A significant volume of commercial real estate debt issued in 2021 and 2022 is coming due. The deals that borrowed at historically low rates, underwrote to aggressive rent growth projections, and counted on a quick refinance are now facing a very different world. Rates are higher. Valuations are lower. And lenders are paying much closer attention to whether borrowers can actually meet their covenants.
For investors who understand what is happening, this creates a rare opportunity. For those who do not, it is easy to overpay for the wrong asset at exactly the wrong time.
What Is Actually Happening
Extend and pretend has been a real phenomenon. When loans came due in 2023 and 2024, many lenders quietly modified terms, extended maturities, and avoided forcing sales that would have required them to recognize losses. That can only go on for so long.
The investors who bought multi-family properties in 2021 with floating rate debt and aggressive assumptions are now sitting on assets that cash flow poorly, if at all. Refinancing at today’s rates often requires fresh equity just to get a deal to close. And some sponsors simply do not have it. When a balloon payment is due and the math does not work, the property goes to market.
That is where the opportunity starts to emerge.
What Distress Actually Looks Like
Not all maturities create buying opportunities. Some do not produce distress at all because the underlying asset is strong and the sponsor can navigate the refinancing. Others produce distress at the wrong price point or in submarkets with genuine long-term headwinds.
The best opportunities will come from sponsors who bought well-located assets with solid fundamentals but structured the debt poorly. The property itself has value. The capital stack is just broken. Those deals can often be acquired at meaningful discounts because the seller needs to close quickly and cleanly.
You want to avoid distress driven by obsolescence or submarket deterioration. A below-market price on an asset nobody wants is still a bad deal.
How to Position Yourself Now
The investors who will capitalize on this window are the ones who are preparing now rather than waiting until a deal surfaces. That means a few things.

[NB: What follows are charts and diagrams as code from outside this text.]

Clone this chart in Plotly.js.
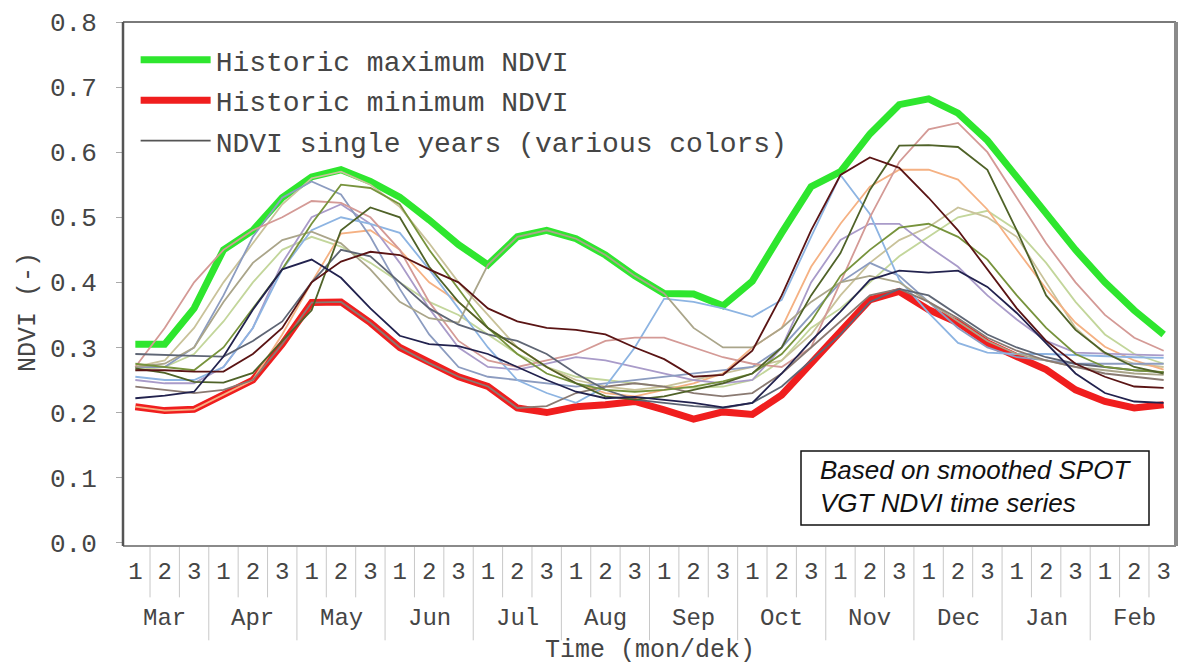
<!DOCTYPE html>
<html>
<head>
<meta charset="utf-8">
<script src="https://cdn.plot.ly/plotly-3.0.1.min.js"></script>
<style>
html,body{margin:0;padding:0;background:#ffffff;}
#chart{width:1184px;height:665px;}
</style>
</head>
<body>
<div id="chart"></div>
<script>
// ---- Data ----
const months = ['Mar','Apr','May','Jun','Jul','Aug','Sep','Oct','Nov','Dec','Jan','Feb'];
const dekads = ['1','2','3'];

const histMax = [0.305,0.305,0.36,0.45,0.48,0.53,0.562,0.573,0.555,0.531,0.496,0.458,0.427,0.47,0.48,0.467,0.442,0.41,0.383,0.382,0.364,0.402,0.476,0.547,0.57,0.628,0.673,0.682,0.66,0.618,0.562,0.507,0.45,0.40,0.357,0.32];
const histMin = [0.209,0.203,0.205,0.227,0.25,0.305,0.369,0.37,0.338,0.30,0.276,0.255,0.24,0.207,0.20,0.209,0.212,0.217,0.204,0.19,0.201,0.197,0.227,0.276,0.322,0.373,0.386,0.358,0.338,0.307,0.286,0.266,0.235,0.217,0.207,0.212];

const yearNavy     = [0.222,0.226,0.232,0.286,0.358,0.42,0.435,0.407,0.36,0.318,0.305,0.302,0.29,0.27,0.25,0.232,0.222,0.224,0.22,0.215,0.208,0.215,0.26,0.31,0.355,0.404,0.418,0.415,0.418,0.393,0.353,0.307,0.26,0.23,0.217,0.215];
const yearMaroon   = [0.265,0.265,0.263,0.263,0.29,0.33,0.40,0.432,0.447,0.442,0.42,0.40,0.36,0.34,0.33,0.327,0.32,0.30,0.282,0.255,0.258,0.295,0.38,0.48,0.565,0.592,0.576,0.53,0.48,0.42,0.36,0.31,0.275,0.255,0.24,0.238];
const yearLightBlue= [0.255,0.25,0.25,0.27,0.33,0.42,0.48,0.50,0.49,0.476,0.42,0.36,0.30,0.25,0.23,0.215,0.24,0.30,0.375,0.37,0.36,0.347,0.373,0.47,0.565,0.505,0.404,0.353,0.307,0.292,0.29,0.29,0.288,0.286,0.285,0.284];
const yearSteel    = [0.27,0.27,0.30,0.38,0.47,0.53,0.555,0.535,0.47,0.39,0.32,0.27,0.255,0.25,0.245,0.24,0.245,0.25,0.255,0.26,0.265,0.27,0.30,0.35,0.40,0.43,0.41,0.37,0.33,0.30,0.285,0.28,0.275,0.275,0.275,0.275];
const yearPink     = [0.27,0.33,0.40,0.45,0.48,0.50,0.525,0.522,0.50,0.45,0.37,0.31,0.28,0.27,0.28,0.29,0.31,0.315,0.315,0.30,0.285,0.275,0.27,0.30,0.40,0.50,0.585,0.635,0.645,0.60,0.53,0.46,0.40,0.35,0.315,0.295];
const yearLavender = [0.25,0.245,0.245,0.27,0.33,0.43,0.50,0.52,0.49,0.43,0.36,0.30,0.27,0.266,0.275,0.285,0.28,0.27,0.26,0.25,0.245,0.25,0.30,0.40,0.465,0.49,0.49,0.455,0.424,0.38,0.343,0.31,0.292,0.29,0.289,0.288];
const yearDarkOlive= [0.268,0.261,0.247,0.246,0.261,0.31,0.357,0.48,0.515,0.50,0.424,0.37,0.33,0.30,0.27,0.245,0.225,0.22,0.225,0.235,0.245,0.26,0.30,0.38,0.445,0.542,0.61,0.611,0.608,0.573,0.48,0.38,0.327,0.292,0.27,0.26];
const yearOlive    = [0.275,0.27,0.265,0.30,0.36,0.42,0.49,0.55,0.545,0.52,0.45,0.39,0.33,0.29,0.26,0.245,0.235,0.232,0.235,0.24,0.248,0.26,0.29,0.34,0.41,0.45,0.484,0.49,0.47,0.435,0.38,0.33,0.29,0.27,0.265,0.262];
const yearPeach    = [0.209,0.203,0.205,0.227,0.25,0.32,0.40,0.475,0.48,0.45,0.40,0.37,0.33,0.30,0.27,0.245,0.23,0.225,0.235,0.245,0.26,0.30,0.33,0.424,0.49,0.547,0.573,0.573,0.558,0.512,0.45,0.39,0.338,0.301,0.28,0.266];
const yearKhaki    = [0.27,0.28,0.33,0.40,0.46,0.52,0.56,0.57,0.55,0.516,0.46,0.40,0.35,0.30,0.27,0.25,0.24,0.235,0.24,0.25,0.26,0.27,0.28,0.32,0.38,0.43,0.465,0.485,0.515,0.50,0.47,0.40,0.33,0.29,0.275,0.27];
const yearGreyKhaki= [0.27,0.275,0.30,0.37,0.43,0.465,0.478,0.46,0.42,0.37,0.345,0.338,0.427,0.47,0.48,0.467,0.442,0.41,0.383,0.33,0.30,0.30,0.33,0.37,0.40,0.41,0.40,0.37,0.34,0.31,0.29,0.28,0.27,0.265,0.26,0.258];
const yearSlate    = [0.29,0.288,0.287,0.286,0.31,0.34,0.40,0.45,0.44,0.40,0.36,0.335,0.32,0.31,0.29,0.26,0.235,0.22,0.215,0.21,0.207,0.215,0.24,0.28,0.32,0.37,0.39,0.38,0.35,0.32,0.30,0.285,0.275,0.27,0.265,0.262];
const yearPaleGreen= [0.265,0.27,0.29,0.34,0.40,0.45,0.47,0.455,0.43,0.40,0.37,0.35,0.32,0.29,0.27,0.255,0.25,0.245,0.24,0.238,0.24,0.25,0.28,0.33,0.36,0.40,0.44,0.47,0.50,0.51,0.48,0.43,0.37,0.32,0.29,0.275];
const yearTaupe    = [0.24,0.235,0.23,0.235,0.25,0.305,0.369,0.37,0.338,0.30,0.276,0.255,0.24,0.207,0.21,0.23,0.24,0.245,0.24,0.23,0.225,0.23,0.26,0.30,0.34,0.38,0.39,0.37,0.345,0.315,0.295,0.28,0.27,0.26,0.255,0.25];

const yearSeries = [
  {y: yearPaleGreen, c:'#c3d69b'},
  {y: yearKhaki,     c:'#c9c29a'},
  {y: yearPeach,     c:'#f5b183'},
  {y: yearLavender,  c:'#a99bc9'},
  {y: yearSteel,     c:'#8c9cc0'},
  {y: yearLightBlue, c:'#8db4e2'},
  {y: yearPink,      c:'#d49a96'},
  {y: yearGreyKhaki, c:'#aaa58a'},
  {y: yearTaupe,     c:'#8a7a72'},
  {y: yearSlate,     c:'#5f6675'},
  {y: yearOlive,     c:'#77933c'},
  {y: yearDarkOlive, c:'#4f6228'},
  {y: yearMaroon,    c:'#5a1414'},
  {y: yearNavy,      c:'#22224e'}
];

// ---- Build ----
const xIdx = [];
const tickText = [];
months.forEach(() => dekads.forEach(d => { xIdx.push(xIdx.length); tickText.push(d); }));

const mono = 'Liberation Mono, Courier New, monospace';
const txt = '#454545';
const traces = [];
traces.push({x: xIdx, y: histMax, type:'scatter', mode:'lines', name:'Historic maximum NDVI',
  line:{color:'#2ee62e', width:7}, legendgroup:'a', hoverinfo:'skip'});
traces.push({x: xIdx, y: histMin, type:'scatter', mode:'lines', name:'Historic minimum NDVI',
  line:{color:'#f01e1e', width:7}, legendgroup:'b', hoverinfo:'skip'});
yearSeries.forEach(s => traces.push({x: xIdx, y: s.y, type:'scatter', mode:'lines',
  line:{color:s.c, width:1.8}, showlegend:false, hoverinfo:'skip'}));
traces.push({x: [null], y: [null], type:'scatter', mode:'lines', name:'NDVI single years (various colors)',
  line:{color:'#555555', width:1.8}, legendgroup:'c', showlegend:true});

const shapes = [];
// separators below the plot
for (let i = -1; i < xIdx.length; i++) {
  const isMonth = ((i + 1) % 3 === 0);
  shapes.push({type:'line', xref:'x', yref:'paper', x0:i+0.5, x1:i+0.5,
    y0:0, y1: isMonth ? -0.18 : -0.098, line:{color:'#c8c8c8', width:1}});
}
// frame
shapes.push({type:'line', xref:'paper', yref:'paper', x0:0, x1:1, y0:1, y1:1, line:{color:'#7a7a7a', width:2}});
shapes.push({type:'line', xref:'paper', yref:'paper', x0:0, x1:1, y0:0, y1:0, line:{color:'#8a8a8a', width:2}});
shapes.push({type:'line', xref:'paper', yref:'paper', x0:0, x1:0, y0:0, y1:1, line:{color:'#555555', width:2.5}});
shapes.push({type:'line', xref:'paper', yref:'paper', x0:1, x1:1, y0:0, y1:1, line:{color:'#8a8a8a', width:4}});
// note box
shapes.push({type:'rect', xref:'paper', yref:'paper',
  x0:(801-123)/1053, x1:(1149-123)/1053, y0:(546-525)/524, y1:(546-451)/524,
  line:{color:'#111111', width:1.5}, fillcolor:'#ffffff'});

const annotations = months.map((m, k) => ({
  x: k*3 + 1, y: (546-618)/524, xref:'x', yref:'paper', text: m, showarrow:false,
  font:{family:mono, size:24, color:txt}, xanchor:'center', yanchor:'middle'
}));
annotations.push({x:(650-123)/1053, y:(546-650)/524, xref:'paper', yref:'paper', showarrow:false,
  text:'Time (mon/dek)', xanchor:'center', yanchor:'middle',
  font:{family:mono, size:25, color:txt}});
annotations.push({x:(818-123)/1053, y:(546-470)/524, xref:'paper', yref:'paper', showarrow:false,
  text:'<i>Based on smoothed SPOT</i>', xanchor:'left', yanchor:'middle',
  font:{family:'Liberation Sans, Arial, sans-serif', size:26, color:'#111111'}});
annotations.push({x:(818-123)/1053, y:(546-503)/524, xref:'paper', yref:'paper', showarrow:false,
  text:'<i>VGT NDVI time series</i>', xanchor:'left', yanchor:'middle',
  font:{family:'Liberation Sans, Arial, sans-serif', size:26, color:'#111111'}});
annotations.push({x:(28-123)/1053, y:(546-312)/524, xref:'paper', yref:'paper', showarrow:false,
  text:'NDVI (-)', textangle:-90, xanchor:'center', yanchor:'middle',
  font:{family:mono, size:25, color:txt}});

const layout = {
  width:1184, height:665,
  margin:{l:123, r:8, t:22, b:119},
  paper_bgcolor:'#ffffff', plot_bgcolor:'#ffffff',
  showlegend:true,
  legend:{x:0.012, y:0.975, xanchor:'left', yanchor:'top', bgcolor:'rgba(0,0,0,0)',
    font:{family:mono, size:28, color:txt}, itemwidth:70, traceorder:'grouped', tracegroupgap:1},
  xaxis:{range:[-0.42, 35.42], tickmode:'array', tickvals:xIdx, ticktext:tickText,
    showgrid:false, zeroline:false, showline:false, ticks:'', ticklabelstandoff:8,
    tickfont:{family:mono, size:24, color:txt}},
  yaxis:{range:[-0.005, 0.8], tickmode:'array', tickvals:[0,0.1,0.2,0.3,0.4,0.5,0.6,0.7,0.8],
    ticktext:['0.0','0.1','0.2','0.3','0.4','0.5','0.6','0.7','0.8'],
    showgrid:false, zeroline:false, showline:false, ticks:'outside', ticklen:6, tickcolor:'#aaaaaa',
    ticklabelstandoff:14,
    tickfont:{family:mono, size:26, color:txt}},
  shapes: shapes,
  annotations: annotations
};

Plotly.newPlot('chart', traces, layout, {displayModeBar:false, staticPlot:true});
</script>
</body>
</html>
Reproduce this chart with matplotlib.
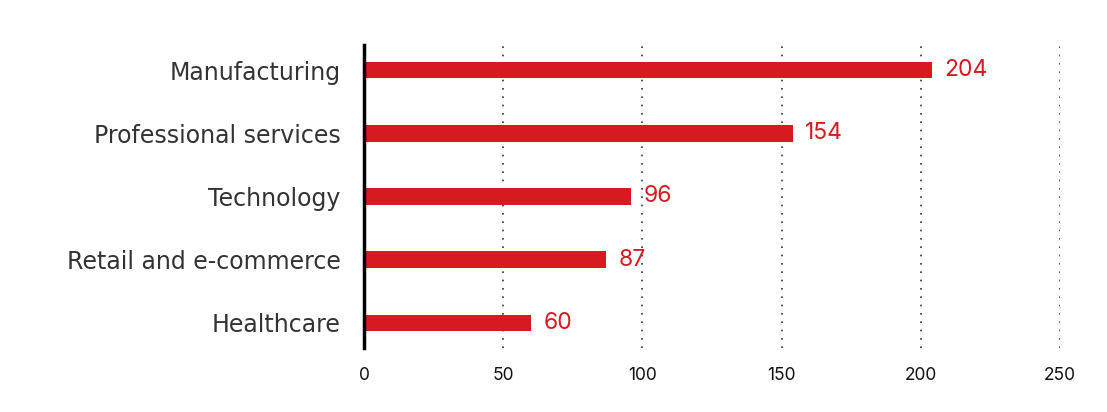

First, get your capital stack figured out. If you are planning to be a buyer, know how you are financing the acquisition before you need to move. Lines of credit, private lending relationships, or equity partner commitments should be in place, not in progress, when you find the deal.
Second, get clear on your criteria. Chasing distress broadly is a good way to waste time. Define the markets, asset types, and price ranges where you actually have the expertise and relationships to execute. Then stay in that lane and let the noise pass.
Third, build your broker and servicer relationships now. A lot of distressed deals will never hit the open market. They will get resolved quietly through direct conversations with special servicers, lenders, and brokers who have existing investor relationships.
The Window Is Real but Not Forever
Extend and pretend has limits. As loans continue to mature and lenders work through backlogs of underperforming notes, the volume of forced sales is likely to increase through 2025 and into 2026. That does not mean prices will collapse. But it does mean that investors with dry powder and clear criteria are about to have more negotiating leverage than they have had in years.